DATA EXCERPT:
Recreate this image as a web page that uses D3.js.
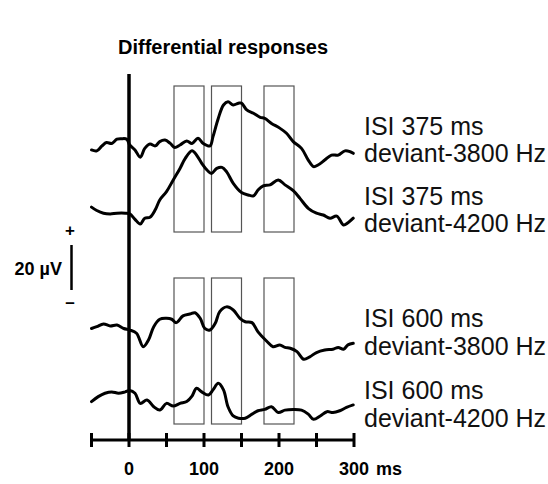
<!DOCTYPE html>
<html><head><meta charset="utf-8">
<script src="https://cdn.jsdelivr.net/npm/d3@7"></script>
<style>html,body{margin:0;padding:0;background:#fff;}svg{display:block;font-family:"Liberation Sans",Arial,sans-serif;}</style>
</head><body>
<script>
// ---- data ----
const title = "Differential responses";
const traceNames = ["ISI 375 ms|deviant-3800 Hz","ISI 375 ms|deviant-4200 Hz","ISI 600 ms|deviant-3800 Hz","ISI 600 ms|deviant-4200 Hz"];
const t1 = [-50,-43,-36,-30,-23,-16,-10,-3,1,8,15,21,28,35,41,48,55,61,68,77,84,92,99,108,112,119,126,132,139,146,150,157,166,175,181,190,201,210,219,230,239,246,252,261,270,279,288,295,299];
const v1 = [-2.2,-2.6,-0.4,1.1,0.7,2.6,2.8,2.6,0,-2.2,-5.4,-1.5,0.4,-0.4,1.5,2.2,0.7,-1.1,0,1.8,0.7,3.0,0.7,-0.4,3.7,11.8,17.8,19.2,17.8,18.6,18.6,15.6,14.1,12.3,11.8,9.6,7.5,5.2,1.5,-1.5,-6.7,-9.6,-8.9,-6.7,-4.5,-4.5,-2.6,-3.0,-3.7];
const t2 = [-50,-43,-34,-25,-16,-5,1,8,15,21,28,35,41,50,59,68,75,84,90,97,104,110,117,124,130,139,150,159,166,172,179,188,199,208,219,228,239,250,259,268,277,286,292,299];
const v2 = [2.6,1.1,-0.1,-0.4,-0.1,-0.1,-0.4,-2.8,-4.9,-2.3,-1.9,1.4,5.8,9.5,14.7,19.8,24.3,27.7,25.8,22.1,19.1,17.6,19.8,20.3,18.4,13.2,9.1,8.0,7.6,10.2,12.1,12.5,14.7,12.5,9.9,6.5,2.1,-0.1,-0.9,-2.3,-1.4,-5.3,-4.3,-2.3];
const t3 = [-50,-43,-34,-25,-16,-7,1,10,19,26,33,41,50,57,63,72,81,88,95,101,108,115,121,130,139,148,155,164,172,184,192,201,208,215,224,233,241,250,261,272,279,286,292,299];
const v3 = [-1.1,-0.3,0.9,0,0.4,-1.1,-1.8,-3.2,-9.2,-6.2,-0.3,3.0,3.4,3.0,1.5,4.5,5.3,5.9,3.4,-1.1,-1.8,1.2,6.4,8.5,7.1,3.4,1.9,1.5,-2.6,-6.9,-9.2,-8.4,-9.5,-9.9,-11.4,-14.8,-13.7,-11.8,-10.7,-10.3,-9.5,-10.3,-8.4,-7.7];
const t4 = [-50,-41,-32,-23,-14,-5,1,8,15,24,33,41,50,59,68,77,84,90,97,106,112,119,126,132,139,146,155,164,172,181,190,199,208,219,230,239,246,255,264,272,281,290,299];
const v4 = [-3.8,-1.6,-0.1,0.5,-0.1,0.5,1.1,-0.1,-4.6,-3.1,-6.1,-7.6,-4.6,-5.8,-4.6,-3.8,-1.4,2.1,0.5,-0.9,1.4,4.3,1.4,-6.1,-10.2,-11.2,-11.2,-9.4,-7.9,-7.3,-6.1,-8.7,-7.6,-7.3,-7.6,-9.4,-11.7,-10.2,-8.3,-8.7,-7.9,-6.4,-5.3];
const windowStarts = [60,110,180];
const windowEnds = [100,150,220];
const xTicks = [-50,0,50,100,150,200,250,300];
const xTickLabels = [0,100,200,300];
const scaleBarUV = 20;

// ---- layout ----
const W = 548, H = 484;
const svg = d3.select("body").append("svg").attr("width",W).attr("height",H);
const x = d3.scaleLinear().domain([0,300]).range([129,354]);
const pxPerUV = 2.25;
const baselines = [145,213,326,393];
const traceT = [t1,t2,t3,t4], traceV = [v1,v2,v3,v4];
const axisY = 440;

svg.append("text").attr("x",118).attr("y",54).attr("font-size",20).attr("font-weight","bold").text(title);

// windows
const groupsBox = [[86,232],[278,424]];
groupsBox.forEach(([top,bot])=>{
  windowStarts.forEach((s,i)=>{
    svg.append("rect").attr("x",x(s)).attr("y",top).attr("width",x(windowEnds[i])-x(s)).attr("height",bot-top)
      .attr("fill","none").attr("stroke","#555").attr("stroke-width",1.2);
  });
});

// zero line
svg.append("line").attr("x1",x(0)).attr("x2",x(0)).attr("y1",74).attr("y2",axisY).attr("stroke","#000").attr("stroke-width",3.5);

// traces
traceT.forEach((ts,k)=>{
  const y = d3.scaleLinear().domain([0,scaleBarUV]).range([baselines[k], baselines[k]-scaleBarUV*pxPerUV]);
  const line = d3.line().x((d,i)=>x(ts[i])).y(d=>y(d)).curve(d3.curveCatmullRom.alpha(0.5));
  svg.append("path").attr("d",line(traceV[k])).attr("fill","none").attr("stroke","#000").attr("stroke-width",3).attr("stroke-linejoin","round").attr("stroke-linecap","round");
});

// labels
const labelBase = [[135,162],[205,232],[327,355],[399,427]];
traceNames.forEach((n,k)=>{
  const parts = n.split("|");
  parts.forEach((p,j)=>{
    svg.append("text").attr("x",364).attr("y",labelBase[k][j]).attr("font-size",25).attr("fill","#111").text(p);
  });
});

// x axis
const ax = svg.append("g").attr("transform",`translate(0,${axisY})`);
ax.append("line").attr("x1",x(-50)).attr("x2",x(300)).attr("stroke","#000").attr("stroke-width",3);
ax.selectAll("line.tk").data(xTicks).join("line").attr("class","tk")
  .attr("x1",d=>x(d)).attr("x2",d=>x(d)).attr("y1",-7).attr("y2",7).attr("stroke","#000").attr("stroke-width",3);
ax.selectAll("text.tl").data(xTickLabels).join("text").attr("class","tl")
  .attr("x",d=>x(d)).attr("y",35).attr("text-anchor","middle").attr("font-size",18).attr("font-weight","bold").text(d=>d);
ax.append("text").attr("x",x(300)+22).attr("y",35).attr("font-size",18).attr("font-weight","bold").text("ms");

// scale bar
const sb = d3.scaleLinear().domain([0,scaleBarUV]).range([290,290-scaleBarUV*pxPerUV]);
svg.append("line").attr("x1",71.5).attr("x2",71.5).attr("y1",sb(0)).attr("y2",sb(scaleBarUV)).attr("stroke","#000").attr("stroke-width",2.5);
svg.append("text").attr("x",70).attr("y",236).attr("text-anchor","middle").attr("font-size",17).attr("font-weight","bold").text("+");
svg.append("text").attr("x",70).attr("y",308).attr("text-anchor","middle").attr("font-size",17).attr("font-weight","bold").text("–");
svg.append("text").attr("x",62).attr("y",275).attr("text-anchor","end").attr("font-size",18).attr("font-weight","bold").text(scaleBarUV+" µV");
</script>
</body></html>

WORK TO BE COMPLETED: Transcribe the preceding listing in its entirety and with exact wording, leaving out pictures.

RESULT OF THE EXERCISE:
Recreate this image as a web page that uses D3.js.
<!DOCTYPE html>
<html><head><meta charset="utf-8">
<script src="https://cdn.jsdelivr.net/npm/d3@7"></script>
<style>html,body{margin:0;padding:0;background:#fff;}svg{display:block;font-family:"Liberation Sans",Arial,sans-serif;}</style>
</head><body>
<script>
// ---- data ----
const title = "Differential responses";
const traceNames = ["ISI 375 ms|deviant-3800 Hz","ISI 375 ms|deviant-4200 Hz","ISI 600 ms|deviant-3800 Hz","ISI 600 ms|deviant-4200 Hz"];
const t1 = [-50,-43,-36,-30,-23,-16,-10,-3,1,8,15,21,28,35,41,48,55,61,68,77,84,92,99,108,112,119,126,132,139,146,150,157,166,175,181,190,201,210,219,230,239,246,252,261,270,279,288,295,299];
const v1 = [-2.2,-2.6,-0.4,1.1,0.7,2.6,2.8,2.6,0,-2.2,-5.4,-1.5,0.4,-0.4,1.5,2.2,0.7,-1.1,0,1.8,0.7,3.0,0.7,-0.4,3.7,11.8,17.8,19.2,17.8,18.6,18.6,15.6,14.1,12.3,11.8,9.6,7.5,5.2,1.5,-1.5,-6.7,-9.6,-8.9,-6.7,-4.5,-4.5,-2.6,-3.0,-3.7];
const t2 = [-50,-43,-34,-25,-16,-5,1,8,15,21,28,35,41,50,59,68,75,84,90,97,104,110,117,124,130,139,150,159,166,172,179,188,199,208,219,228,239,250,259,268,277,286,292,299];
const v2 = [2.6,1.1,-0.1,-0.4,-0.1,-0.1,-0.4,-2.8,-4.9,-2.3,-1.9,1.4,5.8,9.5,14.7,19.8,24.3,27.7,25.8,22.1,19.1,17.6,19.8,20.3,18.4,13.2,9.1,8.0,7.6,10.2,12.1,12.5,14.7,12.5,9.9,6.5,2.1,-0.1,-0.9,-2.3,-1.4,-5.3,-4.3,-2.3];
const t3 = [-50,-43,-34,-25,-16,-7,1,10,19,26,33,41,50,57,63,72,81,88,95,101,108,115,121,130,139,148,155,164,172,184,192,201,208,215,224,233,241,250,261,272,279,286,292,299];
const v3 = [-1.1,-0.3,0.9,0,0.4,-1.1,-1.8,-3.2,-9.2,-6.2,-0.3,3.0,3.4,3.0,1.5,4.5,5.3,5.9,3.4,-1.1,-1.8,1.2,6.4,8.5,7.1,3.4,1.9,1.5,-2.6,-6.9,-9.2,-8.4,-9.5,-9.9,-11.4,-14.8,-13.7,-11.8,-10.7,-10.3,-9.5,-10.3,-8.4,-7.7];
const t4 = [-50,-41,-32,-23,-14,-5,1,8,15,24,33,41,50,59,68,77,84,90,97,106,112,119,126,132,139,146,155,164,172,181,190,199,208,219,230,239,246,255,264,272,281,290,299];
const v4 = [-3.8,-1.6,-0.1,0.5,-0.1,0.5,1.1,-0.1,-4.6,-3.1,-6.1,-7.6,-4.6,-5.8,-4.6,-3.8,-1.4,2.1,0.5,-0.9,1.4,4.3,1.4,-6.1,-10.2,-11.2,-11.2,-9.4,-7.9,-7.3,-6.1,-8.7,-7.6,-7.3,-7.6,-9.4,-11.7,-10.2,-8.3,-8.7,-7.9,-6.4,-5.3];
const windowStarts = [60,110,180];
const windowEnds = [100,150,220];
const xTicks = [-50,0,50,100,150,200,250,300];
const xTickLabels = [0,100,200,300];
const scaleBarUV = 20;

// ---- layout ----
const W = 548, H = 484;
const svg = d3.select("body").append("svg").attr("width",W).attr("height",H);
const x = d3.scaleLinear().domain([0,300]).range([129,354]);
const pxPerUV = 2.25;
const baselines = [145,213,326,393];
const traceT = [t1,t2,t3,t4], traceV = [v1,v2,v3,v4];
const axisY = 440;

svg.append("text").attr("x",118).attr("y",54).attr("font-size",20).attr("font-weight","bold").text(title);

// windows
const groupsBox = [[86,232],[278,424]];
groupsBox.forEach(([top,bot])=>{
  windowStarts.forEach((s,i)=>{
    svg.append("rect").attr("x",x(s)).attr("y",top).attr("width",x(windowEnds[i])-x(s)).attr("height",bot-top)
      .attr("fill","none").attr("stroke","#555").attr("stroke-width",1.2);
  });
});

// zero line
svg.append("line").attr("x1",x(0)).attr("x2",x(0)).attr("y1",74).attr("y2",axisY).attr("stroke","#000").attr("stroke-width",3.5);

// traces
traceT.forEach((ts,k)=>{
  const y = d3.scaleLinear().domain([0,scaleBarUV]).range([baselines[k], baselines[k]-scaleBarUV*pxPerUV]);
  const line = d3.line().x((d,i)=>x(ts[i])).y(d=>y(d)).curve(d3.curveCatmullRom.alpha(0.5));
  svg.append("path").attr("d",line(traceV[k])).attr("fill","none").attr("stroke","#000").attr("stroke-width",3).attr("stroke-linejoin","round").attr("stroke-linecap","round");
});

// labels
const labelBase = [[135,162],[205,232],[327,355],[399,427]];
traceNames.forEach((n,k)=>{
  const parts = n.split("|");
  parts.forEach((p,j)=>{
    svg.append("text").attr("x",364).attr("y",labelBase[k][j]).attr("font-size",25).attr("fill","#111").text(p);
  });
});

// x axis
const ax = svg.append("g").attr("transform",`translate(0,${axisY})`);
ax.append("line").attr("x1",x(-50)).attr("x2",x(300)).attr("stroke","#000").attr("stroke-width",3);
ax.selectAll("line.tk").data(xTicks).join("line").attr("class","tk")
  .attr("x1",d=>x(d)).attr("x2",d=>x(d)).attr("y1",-7).attr("y2",7).attr("stroke","#000").attr("stroke-width",3);
ax.selectAll("text.tl").data(xTickLabels).join("text").attr("class","tl")
  .attr("x",d=>x(d)).attr("y",35).attr("text-anchor","middle").attr("font-size",18).attr("font-weight","bold").text(d=>d);
ax.append("text").attr("x",x(300)+22).attr("y",35).attr("font-size",18).attr("font-weight","bold").text("ms");

// scale bar
const sb = d3.scaleLinear().domain([0,scaleBarUV]).range([290,290-scaleBarUV*pxPerUV]);
svg.append("line").attr("x1",71.5).attr("x2",71.5).attr("y1",sb(0)).attr("y2",sb(scaleBarUV)).attr("stroke","#000").attr("stroke-width",2.5);
svg.append("text").attr("x",70).attr("y",236).attr("text-anchor","middle").attr("font-size",17).attr("font-weight","bold").text("+");
svg.append("text").attr("x",70).attr("y",308).attr("text-anchor","middle").attr("font-size",17).attr("font-weight","bold").text("–");
svg.append("text").attr("x",62).attr("y",275).attr("text-anchor","end").attr("font-size",18).attr("font-weight","bold").text(scaleBarUV+" µV");
</script>
</body></html>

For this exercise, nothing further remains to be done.